The Economic Aftershock
The global economy is already reeling from this weekend's escalation. For decades, international law treated the Strait of Hormuz as an international waterway. It’s the ultimate economic chokepoint. Roughly twenty percent of the world’s traded oil and natural gas moves through this narrow stretch of water.
When the war began in February, Iran’s immediate move was to seize control of the strait. They insisted on charging transit fees and dictating which countries could pass, a move that sent oil prices rocketing to wartime highs of 120 dollars a barrel.
Prices had dipped slightly during the brief June lull when maritime data from Lloyd’s List Intelligence showed traffic picking up to 576 ships, compared to a miserable 233 in May. But those gains are gone. With Iran officially declaring the strait closed until further notice, shipping companies are ordering their fleets to drop anchor or take the long way around Africa. We’re staring down the barrel of a renewed global energy crisis, and the inflation numbers are going to reflect it very soon.
What Happens Next
If you're tracking this conflict, stop looking for a sudden diplomatic breakthrough. The interim deal is dead.
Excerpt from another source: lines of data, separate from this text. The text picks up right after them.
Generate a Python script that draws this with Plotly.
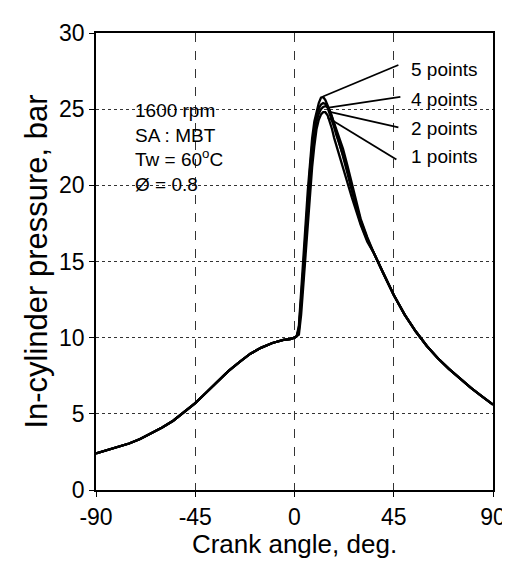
import plotly.graph_objects as go

# ---- data ----
comp_deg = [-90, -85, -80, -75, -70, -65, -60, -55, -50, -45, -40, -35, -30, -25, -20, -15, -10, -5, -2, 0]
comp_p = [2.4, 2.6, 2.8, 3.05, 3.35, 3.7, 4.1, 4.55, 5.1, 5.7, 6.4, 7.1, 7.8, 8.4, 8.95, 9.35, 9.65, 9.85, 9.9, 10.0]

comb_deg = [1, 2, 3, 4, 5, 6, 7, 8, 9, 10, 11, 12, 13, 14, 15, 16, 17, 18, 19, 20, 22, 24, 26, 28, 30, 33]
p_5pts = [10.1, 10.8, 12.8, 15.0, 17.4, 19.6, 21.5, 23.1, 24.2, 24.9, 25.4, 25.75, 25.8, 25.6, 25.3, 24.9, 24.5, 24.1, 23.6, 23.2, 22.4, 21.3, 20.1, 18.9, 17.8, 16.6]
p_4pts = [10.1, 10.6, 12.4, 14.5, 16.8, 19.0, 21.0, 22.6, 23.8, 24.6, 25.05, 25.3, 25.4, 25.35, 25.1, 24.7, 24.3, 23.8, 23.3, 22.9, 22.0, 21.0, 19.8, 18.7, 17.7, 16.5]
p_2pts = [10.1, 10.5, 12.0, 14.0, 16.2, 18.4, 20.5, 22.1, 23.3, 24.2, 24.7, 25.0, 25.15, 25.2, 25.15, 24.9, 24.5, 24.0, 23.5, 23.0, 21.9, 20.8, 19.6, 18.5, 17.5, 16.4]
p_1pts = [10.1, 10.2, 11.5, 13.5, 15.5, 17.5, 19.5, 21.2, 22.6, 23.7, 24.3, 24.65, 24.8, 24.8, 24.6, 24.2, 23.7, 23.1, 22.6, 22.1, 21.1, 20.1, 19.2, 18.3, 17.4, 16.3]

exp_deg = [36, 40, 45, 50, 55, 60, 65, 70, 75, 80, 85, 90]
exp_p = [15.55, 14.3, 12.8, 11.5, 10.4, 9.45, 8.65, 7.95, 7.3, 6.7, 6.15, 5.6]

series_names = ["5 points", "4 points", "2 points", "1 points"]
series_comb = [p_5pts, p_4pts, p_2pts, p_1pts]

x_ticks = [-90, -45, 0, 45, 90]
y_ticks = [0, 5, 10, 15, 20, 25, 30]

condition_text = "1600 rpm<br>SA : MBT<br>Tw = 60<sup>o</sup>C<br>Ø = 0.8"

# label anchor positions (data coords) and leader-line targets on curves
label_pos = [(52, 27.6), (52, 25.66), (52, 23.74), (52, 21.9)]
leader_tail = [(47.1, 27.9), (48.0, 25.8), (47.1, 23.8), (46.2, 21.7)]
leader_head = [(13.2, 25.85), (15.5, 25.1), (16.5, 24.8), (15.0, 24.45)]

FONT = "Arial, Liberation Sans, sans-serif"

fig = go.Figure()
for name, comb in zip(series_names, series_comb):
    fig.add_trace(go.Scatter(
        x=comp_deg + comb_deg + exp_deg,
        y=comp_p + comb + exp_p,
        mode="lines",
        name=name,
        line=dict(color="black", width=2.3),
        showlegend=False,
    ))

annotations = [dict(
    x=-73, y=22.5, xref="x", yref="y", text=condition_text,
    showarrow=False, xanchor="left", yanchor="middle", align="left",
    font=dict(family=FONT, size=19, color="black"),
)]
shapes = []
for name, (lx, ly), (tx, ty), (hx, hy) in zip(series_names, label_pos, leader_tail, leader_head):
    annotations.append(dict(
        x=lx, y=ly, xref="x", yref="y", text=name, showarrow=False,
        xanchor="left", yanchor="middle",
        font=dict(family=FONT, size=19, color="black"),
    ))
    shapes.append(dict(type="line", xref="x", yref="y", x0=tx, y0=ty, x1=hx, y1=hy,
                       line=dict(color="black", width=1.8)))

fig.update_layout(
    width=510, height=562,
    margin=dict(l=88, r=17, t=14, b=80),
    paper_bgcolor="white", plot_bgcolor="white",
    font=dict(family=FONT, color="black"),
    annotations=annotations,
    shapes=shapes,
)
fig.update_xaxes(
    range=[-90, 90], tickvals=x_ticks, ticktext=[str(v) for v in x_ticks],
    showline=True, linecolor="black", linewidth=1.8, mirror=True,
    ticks="outside", ticklen=5, tickcolor="black",
    showgrid=True, gridcolor="#333333", gridwidth=1, griddash="dash",
    zeroline=False,
    tickfont=dict(family=FONT, size=23, color="black"),
    title=dict(text="Crank angle, deg.", font=dict(family=FONT, size=26, color="black"), standoff=2),
)
fig.update_yaxes(
    range=[0, 30], tickvals=y_ticks, ticktext=[str(v) for v in y_ticks],
    showline=True, linecolor="black", linewidth=1.8, mirror=True,
    ticks="outside", ticklen=5, tickcolor="black",
    showgrid=True, gridcolor="#333333", gridwidth=1, griddash="dot",
    zeroline=False,
    tickfont=dict(family=FONT, size=23, color="black"),
    title=dict(text="In-cylinder pressure, bar", font=dict(family=FONT, size=31, color="black"), standoff=2),
)

fig.write_html("out.html")
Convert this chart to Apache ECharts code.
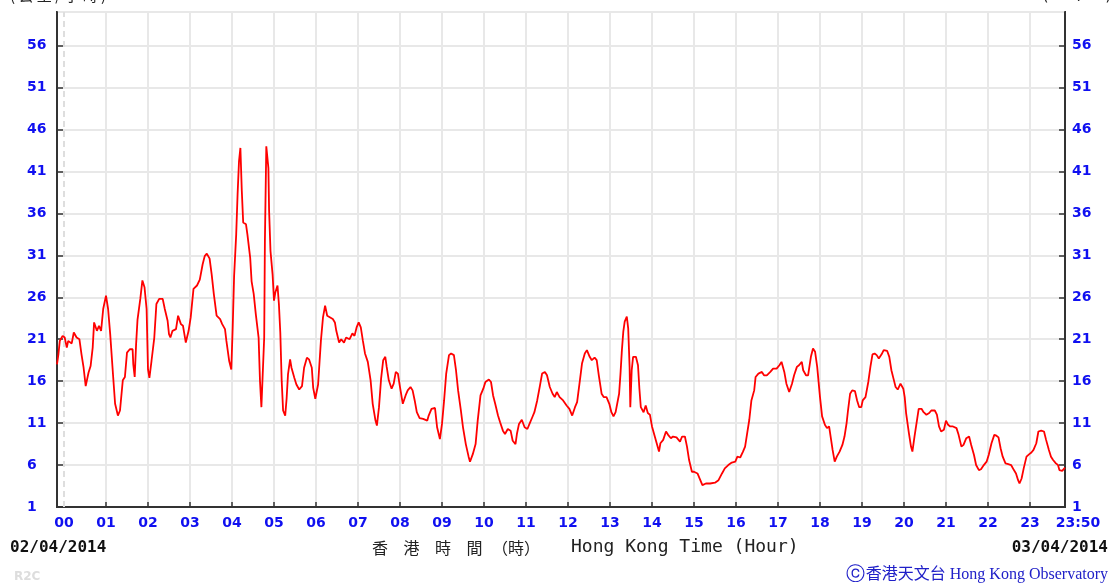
<!DOCTYPE html>
<html><head><meta charset="utf-8">
<script src="https://cdn.jsdelivr.net/npm/echarts@6/dist/echarts.min.js"></script>
<style>html,body{margin:0;padding:0;background:#fff}#c{width:1119px;height:586px}</style>
</head><body><div id="c"></div>
<script>
// time in minutes from 00:00 on 02/04/2014
const minutes = [-10,-8,-6,-2,1,4,6,11,14,18,22,25,28,31,35,38,41,43,47,50,53,56,60,63,66,70,73,77,80,84,87,90,94,98,99,101,103,105,109,112,115,118,120,122,125,129,132,136,141,144,148,150,152,155,160,163,167,170,174,178,181,185,190,194,198,201,204,208,211,214,218,223,226,230,232,236,239,241,243,246,248,250,252,254,256,260,262,266,268,271,274,278,280,282,284,286,287,289,290,292,293,295,298,300,302,305,307,309,311,313,316,318,320,323,325,329,332,336,340,343,347,350,354,356,359,361,363,367,370,373,376,
384,387,389,393,396,400,403,408,412,415,418,421,424,427,430,434,438,441,445,447,450,453,456,459,461,464,468,471,474,477,480,484,488,491,495,498,501,504,508,513,519,521,525,530,533,537,540,543,546,550,553,557,560,563,567,570,574,578,580,584,588,591,595,599,602,607,610,613,616,620,623,627,630,634,638,641,645,647,650,654,658,662,665,669,672,676,680,683,687,690,694,698,701,704,708,713,718,722,726,730,733,737,740,744,747,751,754,758,761,764,768,771,775,779,782,785,788,
793,795,797,799,801,804,806,808,809,811,813,817,820,822,824,828,831,834,837,840,844,848,850,852,856,860,863,867,870,875,880,883,887,890,893,897,900,905,909,912,917,923,930,935,940,944,949,954,959,962,966,970,973,976,979,982,986,988,992,997,1000,1004,1009,1013,1018,1022,1025,1029,1032,1036,1040,1043,1047,1050,1054,1056,1060,1063,1067,1070,1073,1076,1080,1083,1087,1090,1093,
1098,1101,1104,1108,1112,1115,1118,1120,1123,1126,1130,1133,1136,1139,1141,1145,1149,1152,1155,1158,1161,1164,1168,1171,1173,1176,1179,1182,1185,1188,1191,1195,1199,1201,1203,1207,1210,1212,1215,1219,1221,1225,1228,1232,1236,1239,1244,1247,1250,1253,1257,1260,1263,1266,1270,1275,1278,1282,1285,1289,1293,1296,1300,1303,1307,1310,1314,1318,1321,1325,1329,1332,1335,1338,1341,1345,1349,1353,1357,1360,1363,1365,1368,1371,1375,1379,1382,1385,1389,1392,1396,1400,1403,1407,1410,1413,1417,1420,1422,1426,1430];
// wind speed, km/h
const speed = [18.0,19.2,20.8,21.4,21.2,20.0,20.8,20.5,21.8,21.2,21.0,19.2,17.6,15.4,17.0,17.8,20.0,23.0,22.0,22.6,22.0,24.6,26.2,24.6,21.6,16.8,13.3,11.9,12.5,16.1,16.5,19.4,19.8,19.8,18.0,16.5,20.4,23.3,25.8,28.0,27.2,24.6,17.4,16.4,18.4,21.2,25.2,25.8,25.8,24.6,23.2,21.6,21.2,22.0,22.2,23.8,22.8,22.6,20.6,22.0,23.6,27.0,27.4,28.1,29.9,30.9,31.2,30.6,28.7,26.4,23.8,23.4,22.8,22.2,20.8,18.4,17.4,22.4,28.5,33.5,38.3,42.2,43.8,38.7,34.9,34.7,33.5,30.7,27.9,26.4,24.0,21.2,16.0,12.9,12.9,21.2,32.7,44.0,44.2,41.4,36.3,31.5,28.7,25.6,26.6,27.4,25.2,21.8,16.0,12.5,11.9,13.9,16.8,18.6,17.6,16.4,15.6,15.0,15.4,17.6,18.8,18.6,17.6,15.2,13.9,13.7,15.6,20.8,23.6,25.0,23.8,
23.4,23.0,22.0,20.6,21.0,20.6,21.2,21.0,21.7,21.4,22.4,23.0,22.4,20.8,19.3,18.3,16.1,13.3,11.3,10.7,12.9,16.3,18.5,18.9,17.7,16.1,15.1,15.7,17.1,16.9,15.3,13.3,14.3,14.9,15.3,14.9,13.7,12.3,11.6,11.5,11.3,11.9,12.7,12.8,10.5,9.1,10.9,13.7,16.9,19.1,19.3,19.1,17.3,14.9,12.5,10.5,8.5,7.0,6.4,7.3,8.5,11.3,14.3,15.1,15.9,16.2,15.9,14.3,13.3,11.9,11.1,10.1,9.7,10.3,10.1,8.9,8.5,9.7,10.9,11.4,10.5,10.3,10.9,11.7,12.3,13.7,15.5,16.9,17.1,16.7,15.3,14.5,14.1,14.7,14.1,13.7,13.1,12.7,11.9,12.9,13.5,16.1,18.1,19.3,19.7,18.9,18.5,18.8,18.5,16.7,14.5,14.1,14.1,13.3,12.3,11.8,12.3,
14.5,16.9,19.7,21.9,23.1,23.7,22.3,17.7,12.9,17.3,18.9,18.9,17.9,15.1,12.9,12.3,13.1,12.2,12.0,10.6,9.4,8.2,7.6,8.6,9.0,10.0,9.6,9.2,9.4,9.3,8.8,9.4,9.4,8.2,6.6,5.2,5.2,5.0,4.2,3.6,3.8,3.8,3.9,4.2,5.0,5.6,6.0,6.3,6.4,7.0,6.9,7.6,8.2,9.8,11.4,13.7,14.9,16.5,16.9,17.1,16.7,16.7,17.1,17.5,17.5,17.9,18.3,17.1,15.7,14.7,15.7,16.7,17.7,17.9,18.3,17.3,16.7,16.7,18.9,19.9,19.5,17.7,14.1,11.8,10.8,10.4,10.6,
7.8,6.4,7.0,7.6,8.4,9.4,11.0,12.5,14.5,14.9,14.8,13.7,12.9,12.9,13.7,14.1,15.9,17.7,19.2,19.3,19.1,18.7,19.2,19.7,19.9,19.6,18.9,17.3,16.3,15.3,15.0,15.7,15.1,14.1,12.2,9.8,8.2,7.6,9.4,11.6,12.7,12.7,12.3,12.0,12.2,12.5,12.5,12.0,10.6,10.0,10.2,11.3,10.8,10.6,10.6,10.4,9.6,8.2,8.4,9.2,9.4,8.4,7.2,6.0,5.4,5.5,6.0,6.4,7.2,8.6,9.6,9.5,9.3,8.0,7.0,6.2,6.1,6.0,5.4,5.0,4.2,3.8,4.4,5.6,7.0,7.3,7.5,7.8,8.6,10.0,10.1,10.0,9.0,7.8,7.0,6.6,6.2,6.0,5.4,5.3,5.7];
const hourMinutes = [60,120,180,240,300,360,420,480,540,600,660,720,780,840,900,960,1020,1080,1140,1200,1260,1320,1380];
const labelMinutes = [0,60,120,180,240,300,360,420,480,540,600,660,720,780,840,900,960,1020,1080,1140,1200,1260,1320,1380,1430];
const hourLabels = ['00','01','02','03','04','05','06','07','08','09','10','11','12','13','14','15','16','17','18','19','20','21','22','23','23:50'];
const titleChars = ['香','港','時','間'];

const data = minutes.map((m, i) => [m, speed[i]]);
const labelMap = {};
labelMinutes.forEach((m, i) => { labelMap[m] = hourLabels[i]; });

const BLUE = '#1010f0';
const labelFont = { color: BLUE, fontFamily: 'DejaVu Sans', fontWeight: 'bold', fontSize: 14 };

const chart = echarts.init(document.getElementById('c'), null, { renderer: 'canvas' });
const yCommon = {
  type: 'value', min: 1, max: 60, interval: 5,
  axisLine: { show: true, onZero: false, lineStyle: { color: '#333', width: 2 } },
  axisTick: { show: true, inside: true, length: 6, lineStyle: { color: '#333', width: 1.5 } },
  splitLine: { show: true, lineStyle: { color: '#e8e8e8', width: 2 } }
};
const charGraphics = titleChars.map((c, i) => ({
  type: 'text', left: 372 + i * 31.5, top: 540,
  style: { text: c, font: '16px "Noto Sans CJK TC"', fill: '#222' }
}));
chart.setOption({
  animation: false,
  backgroundColor: '#fff',
  grid: { left: 57, right: 54, top: 12, bottom: 79, show: true, borderColor: '#333', borderWidth: 2, containLabel: false },
  xAxis: {
    type: 'value', min: -10, max: 1430,
    axisLine: { show: true, onZero: false, lineStyle: { color: '#333', width: 2 } },
    axisTick: { show: true, inside: true, length: 5, customValues: hourMinutes, lineStyle: { color: '#333', width: 1.5 } },
    splitLine: { show: true, lineStyle: { color: '#e8e8e8', width: 2 } },
    axisLabel: Object.assign({}, labelFont, {
      customValues: labelMinutes, margin: 9,
      formatter: v => v === 1430 ? '{e|23:50}' : labelMap[v],
      rich: { e: Object.assign({}, labelFont, { padding: [0, 0, 0, 26] }) }
    })
  },
  yAxis: [
    Object.assign({}, yCommon, {
      position: 'left',
      axisLabel: Object.assign({}, labelFont, { align: 'left', margin: 30, showMaxLabel: false })
    }),
    Object.assign({}, yCommon, {
      position: 'right', splitLine: { show: false },
      axisLabel: Object.assign({}, labelFont, { align: 'left', margin: 7, showMaxLabel: false })
    })
  ],
  series: [
    {
      type: 'line', data: [[0, 1], [0, 60]], showSymbol: false, silent: true, z: 1,
      lineStyle: { color: '#dedede', type: [6, 4], width: 2 }
    },
    {
      type: 'line', data: data, showSymbol: false, yAxisIndex: 0, z: 3,
      lineStyle: { color: '#ff0000', width: 1.8 }
    }
  ],
  graphic: [
    { type: 'text', left: 10, top: -12, style: { text: '( 公 里 / 小 時 )', font: '15px "Noto Sans CJK TC"', fill: '#222' } },
    { type: 'text', right: 6, top: -11, style: { text: '( km/h )', font: '15px "DejaVu Sans Mono"', fill: '#222' } },
    { type: 'text', left: 10, top: 540, style: { text: '02/04/2014', font: 'bold 16px "DejaVu Sans Mono"', fill: '#111' } },
    { type: 'text', right: 11, top: 540, style: { text: '03/04/2014', font: 'bold 16px "DejaVu Sans Mono"', fill: '#111' } }
  ].concat(charGraphics).concat([
    { type: 'text', left: 492, top: 540, style: { text: '（時）', font: '16px "Noto Sans CJK TC"', fill: '#222' } },
    { type: 'text', left: 571, top: 538, style: { text: 'Hong Kong Time (Hour)', font: '18px "DejaVu Sans Mono"', fill: '#222' } },
    { type: 'text', left: 14, top: 571, style: { text: 'R2C', font: 'bold 12px "DejaVu Sans"', fill: '#dddddd' } },
    { type: 'text', left: 846, top: 566, style: { text: 'ⓒ', font: '19px "DejaVu Sans"', fill: '#2020c8' } },
    { type: 'text', right: 11, top: 567, style: { text: '香港天文台 Hong Kong Observatory', font: '16px "Liberation Serif", "Noto Sans CJK TC"', fill: '#2020c8' } }
  ])
});
</script></body></html>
Trump has made it clear he won't tolerate attacks on commercial shipping, and Mojtaba Khamenei needs to prove his strength to his domestic hard-line base.
Here is what you need to watch for over the next forty-eight hours. First, look at the insurance markets. Maritime insurance rates for the Persian Gulf are going to skyrocket, effectively halting non-military commercial transit regardless of what politicians say. Second, watch the skies over the UAE and Saudi Arabia. If Iran continues targeting civilian infrastructure in these countries, the Gulf states may be forced to launch their own independent retaliatory strikes against Iranian assets, expanding this from a US-Iran duel into a true pan-regional war. Prepare for high energy prices and a long, volatile summer in the shipping corridors.